Shortly after Barack Obama announced he was running for president in the fall of 2007, Google’s CEO, Eric Schmidt, interviewed him in front of a large audience of Google employees. As a joke, Schmidt’s first question was, “What is the most efficient way to sort a million 32- bit integers?” Before Schmidt could ask a real question, Obama interrupted: “Well, I think the bubble sort would be the wrong way to go,” a response that was in fact correct. Schmidt slapped his forehead in astonishment, and the room broke out in applause. Later, in the question-and-answer period, Obama assured his audience, “I am a big believer in reason and facts and evidence and science and feedback,” and promised that he would run the government accordingly.

In the audience that day was a product manager named Dan Siroker, who made a decision on the spot to go to work for Obama. “He had me at bubble sort.”

Siroker had some science to offer Obama’s campaign. He showed workers how to A/B test. When you don’t know which of two treatments or procedures is best to achieve some goal, you compare the two by flipping a coin to decide who gets treatment A and who gets treatment B. You then collect data relevant to the question you’re interested in and analyze the data by comparing the average of A with the average of B using a statistical test of some kind.

A/B

By the time Dan Siroker joined the Obama campaign website, developers for Google (GOOG) and other Internet companies had for several years been testing variations of web pages online. Instead of basing decisions about web design on HiPPOs—the derisive term for the “highest- paid person’s opinion”—they were acting on incontrovertible facts about what worked best. A certain percentage of web users would be offered a home page design with lots of blue, and other users would be offered a design with lots of red. The information they sought was “ percent who clicked.” Potentially every aspect of the page from color to layout to images to text would be tested simultaneously on randomly selected users. The evidence, and not the HiPPO, was the decider about what should be on the website.
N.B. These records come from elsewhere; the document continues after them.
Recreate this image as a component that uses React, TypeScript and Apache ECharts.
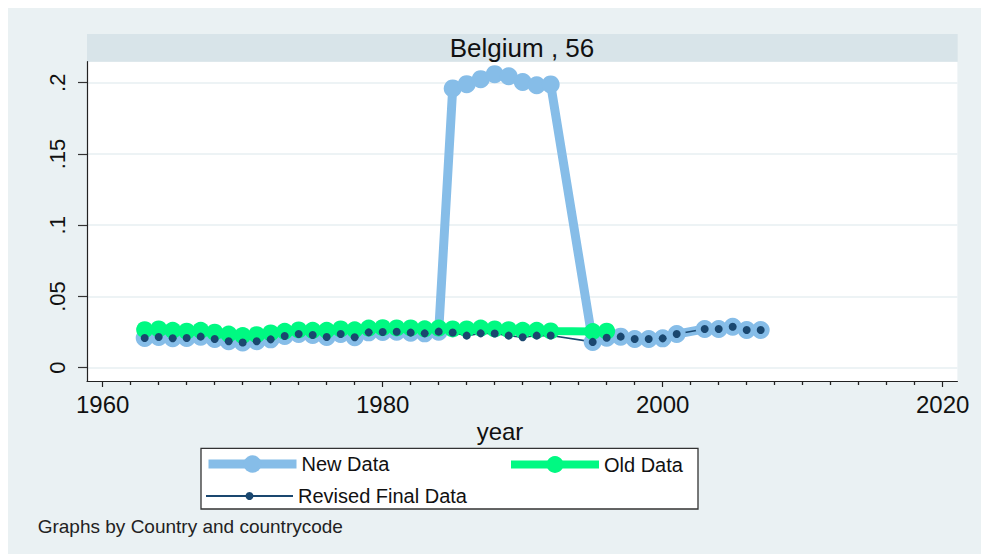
import React, { useEffect, useRef } from "react";
import * as echarts from "echarts";

// ---------- data ----------
const newYears = [
  1963, 1964, 1965, 1966, 1967, 1968, 1969, 1970, 1971, 1972, 1973, 1974, 1975, 1976, 1977,
  1978, 1979, 1980, 1981, 1982, 1983, 1984, 1985, 1986, 1987, 1988, 1989, 1990, 1991, 1992,
  1995, 1996, 1997, 1998, 1999, 2000, 2001, 2003, 2004, 2005, 2006, 2007,
];
const newValues = [
  0.0208, 0.0216, 0.0207, 0.0209, 0.0218, 0.0201, 0.0186, 0.0177, 0.0186, 0.0199, 0.0223, 0.0237, 0.0230, 0.0215, 0.0237,
  0.0214, 0.0248, 0.0251, 0.0252, 0.0246, 0.0241, 0.0253, 0.1960, 0.1990, 0.2025, 0.2060, 0.2045, 0.2005, 0.1982, 0.1988,
  0.0181, 0.0210, 0.0218, 0.0201, 0.0201, 0.0206, 0.0236, 0.0272, 0.0272, 0.0287, 0.0265, 0.0265,
];

const oldYears = [
  1963, 1964, 1965, 1966, 1967, 1968, 1969, 1970, 1971, 1972, 1973, 1974, 1975, 1976, 1977,
  1978, 1979, 1980, 1981, 1982, 1983, 1984, 1985, 1986, 1987, 1988, 1989, 1990, 1991, 1992,
  1995, 1996,
];
const oldValues = [
  0.0267, 0.0272, 0.0262, 0.0256, 0.0262, 0.0249, 0.0236, 0.0226, 0.0232, 0.0244, 0.0255, 0.0265, 0.0262, 0.0262, 0.0272,
  0.0266, 0.0278, 0.0281, 0.0279, 0.0279, 0.0273, 0.0278, 0.0272, 0.0272, 0.0278, 0.0272, 0.0267, 0.0262, 0.0262, 0.0258,
  0.0254, 0.0256,
];

const revisedYears = [
  1963, 1964, 1965, 1966, 1967, 1968, 1969, 1970, 1971, 1972, 1973, 1974, 1975, 1976, 1977,
  1978, 1979, 1980, 1981, 1982, 1983, 1984, 1985, 1986, 1987, 1988, 1989, 1990, 1991, 1992,
  1995, 1996, 1997, 1998, 1999, 2000, 2001, 2003, 2004, 2005, 2006, 2007,
];
const revisedValues = [
  0.0208, 0.0216, 0.0207, 0.0209, 0.0218, 0.0201, 0.0186, 0.0177, 0.0186, 0.0199, 0.0223, 0.0237, 0.0230, 0.0215, 0.0237,
  0.0214, 0.0248, 0.0251, 0.0252, 0.0246, 0.0241, 0.0253, 0.0247, 0.0225, 0.0241, 0.0240, 0.0225, 0.0214, 0.0225, 0.0226,
  0.0181, 0.0210, 0.0218, 0.0201, 0.0201, 0.0206, 0.0236, 0.0272, 0.0272, 0.0287, 0.0265, 0.0265,
];

const xMajorTicks = [1960, 1980, 2000, 2020];
const xMinorTicks = [
  1962, 1964, 1966, 1968, 1970, 1972, 1974, 1976, 1978, 1982, 1984, 1986, 1988, 1990, 1992,
  1994, 1996, 1998, 2002, 2004, 2006, 2008, 2010, 2012, 2014, 2016, 2018,
];
const yTicks = [0, 0.05, 0.1, 0.15, 0.2];

const panelTitle = "Belgium , 56";
const xTitle = "year";
const noteText = "Graphs by Country and countrycode";
const seriesNames = ["New Data", "Old Data", "Revised Final Data"];

const FONT = "'Liberation Sans', Arial, Helvetica, sans-serif";

const pairs = (xs: number[], ys: number[]) => xs.map((x, i) => [x, ys[i]]);

export default function App() {
  const ref = useRef<HTMLDivElement>(null);

  useEffect(() => {
    document.body.style.margin = "0";
    document.body.style.overflow = "hidden";
    const chart = echarts.init(ref.current!, undefined, { renderer: "svg" });

    const C_NEW = "#86bde8";
    const C_OLD = "#00f982";
    const C_REV = "#1a476f";

    chart.setOption({
      animation: false,
      backgroundColor: "#eaf1f3",
      textStyle: { fontFamily: FONT },
      grid: {
        left: 87,
        top: 61.7,
        width: 870.4,
        height: 319.3,
        show: true,
        backgroundColor: "#ffffff",
        borderWidth: 0,
      },
      xAxis: [
        {
          type: "value",
          position: "bottom",
          min: 1958.88,
          max: 2021.05,
          axisLine: { show: true, onZero: false, lineStyle: { color: "#222", width: 1.2 } },
          axisTick: { show: true, length: 6, customValues: xMajorTicks, lineStyle: { color: "#222", width: 1.2 } },
          axisLabel: {
            customValues: xMajorTicks,
            fontSize: 24,
            color: "#111",
            margin: 11,
            fontFamily: FONT,
            formatter: (v: number) => String(v),
          },
          splitLine: { show: false },
        },
        {
          type: "value",
          position: "bottom",
          min: 1958.88,
          max: 2021.05,
          axisLine: { show: false, onZero: false },
          axisTick: { show: true, length: 4, customValues: xMinorTicks, lineStyle: { color: "#222", width: 1.3 } },
          axisLabel: { show: false },
          splitLine: { show: false },
        },
      ],
      yAxis: {
        type: "value",
        min: -0.00933,
        max: 0.21474,
        axisLine: { show: true, onZero: false, lineStyle: { color: "#222", width: 1.2 } },
        axisTick: { show: true, length: 9, customValues: yTicks, lineStyle: { color: "#333", width: 1.2 } },
        axisLabel: {
          customValues: yTicks,
          rotate: 90,
          fontSize: 22,
          color: "#111",
          margin: 19,
          fontFamily: FONT,
          formatter: (v: number) => (v === 0 ? "0" : String(v).replace(/^0/, "")),
        },
        splitLine: { show: true, lineStyle: { color: "#e7eff2", width: 1.5 } },
      },
      legend: [
        {
          data: [seriesNames[0]],
          left: 204,
          top: 454,
          padding: 0,
          itemWidth: 88,
          itemHeight: 22,
          lineStyle: { width: 9 },
          textStyle: { fontSize: 20, color: "#111", fontFamily: FONT },
          selectedMode: false,
        },
        {
          data: [seriesNames[1]],
          left: 507,
          top: 454.5,
          padding: 0,
          itemWidth: 88,
          itemHeight: 21,
          lineStyle: { width: 8 },
          textStyle: { fontSize: 20, color: "#111", fontFamily: FONT },
          selectedMode: false,
        },
        {
          data: [seriesNames[2]],
          left: 205,
          top: 486,
          padding: 0,
          itemWidth: 87,
          itemHeight: 10,
          lineStyle: { width: 2 },
          textStyle: { fontSize: 20, color: "#111", fontFamily: FONT },
          selectedMode: false,
        },
      ],
      graphic: [
        { type: "rect", shape: { x: 0, y: 0, width: 981, height: 8 }, style: { fill: "#ffffff" }, silent: true },
        { type: "rect", shape: { x: 0, y: 0, width: 8, height: 554 }, style: { fill: "#ffffff" }, silent: true },
        { type: "rect", shape: { x: 87, y: 34, width: 870.7, height: 27.7 }, style: { fill: "#d8e4e9" }, silent: true },
        {
          type: "text",
          x: 522,
          y: 48,
          style: { text: panelTitle, fontSize: 26, fill: "#111", align: "center", verticalAlign: "middle", fontFamily: FONT },
          silent: true,
        },
        {
          type: "text",
          x: 500,
          y: 431,
          style: { text: xTitle, fontSize: 24, fill: "#111", align: "center", verticalAlign: "middle", fontFamily: FONT },
          silent: true,
        },
        {
          type: "rect",
          shape: { x: 201, y: 448.3, width: 497, height: 60.7 },
          style: { fill: "#ffffff", stroke: "#333", lineWidth: 1.3 },
          silent: true,
        },
        {
          type: "text",
          x: 37.7,
          y: 526.7,
          style: { text: noteText, fontSize: 19, fill: "#222", align: "left", verticalAlign: "middle", fontFamily: FONT },
          silent: true,
        },
      ],
      series: [
        {
          name: seriesNames[0],
          type: "line",
          xAxisIndex: 0,
          data: pairs(newYears, newValues),
          symbol: "circle",
          symbolSize: 18,
          showAllSymbol: true,
          lineStyle: { color: C_NEW, width: 9 },
          itemStyle: { color: C_NEW },
          emphasis: { disabled: true },
        },
        {
          name: seriesNames[1],
          type: "line",
          xAxisIndex: 0,
          data: pairs(oldYears, oldValues),
          symbol: "circle",
          symbolSize: 17,
          showAllSymbol: true,
          lineStyle: { color: C_OLD, width: 8 },
          itemStyle: { color: C_OLD },
          emphasis: { disabled: true },
        },
        {
          name: seriesNames[2],
          type: "line",
          xAxisIndex: 0,
          data: pairs(revisedYears, revisedValues),
          symbol: "circle",
          symbolSize: 8,
          showAllSymbol: true,
          lineStyle: { color: C_REV, width: 1.6 },
          itemStyle: { color: C_REV },
          emphasis: { disabled: true },
        },
      ],
    });

    return () => chart.dispose();
  }, []);

  return <div ref={ref} style={{ width: 981, height: 554 }} />;
}
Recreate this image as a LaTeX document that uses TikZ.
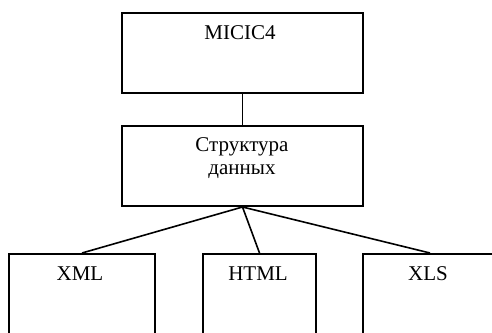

The application of A/B testing to political websites was straightforward. A major question was how to design a web page that would optimize the number of e- mail addresses for possible donors. For example, which button would get the most sign- ups—“Learn More,” “Join Us Now,” or “Sign Up Now”? Which image would get more sign- ups—a luminous turquoise photo of Obama, a black-and-white photo of the Obama family, or a video of Obama speaking at a rally ?

I’m guessing you wouldn’t have predicted that the combination of “Learn More” plus a family photo would be the most effective. And not just a little more effective. That combination produced 140 percent more donors than the least effective combination, which translates into a huge difference for donations and votes.

 

Website designers have learned what social psychologists discovered decades ago about their intuitions concerning human behavior in novel situations. As Siroker puts it, “Assumptions tend to be wrong.”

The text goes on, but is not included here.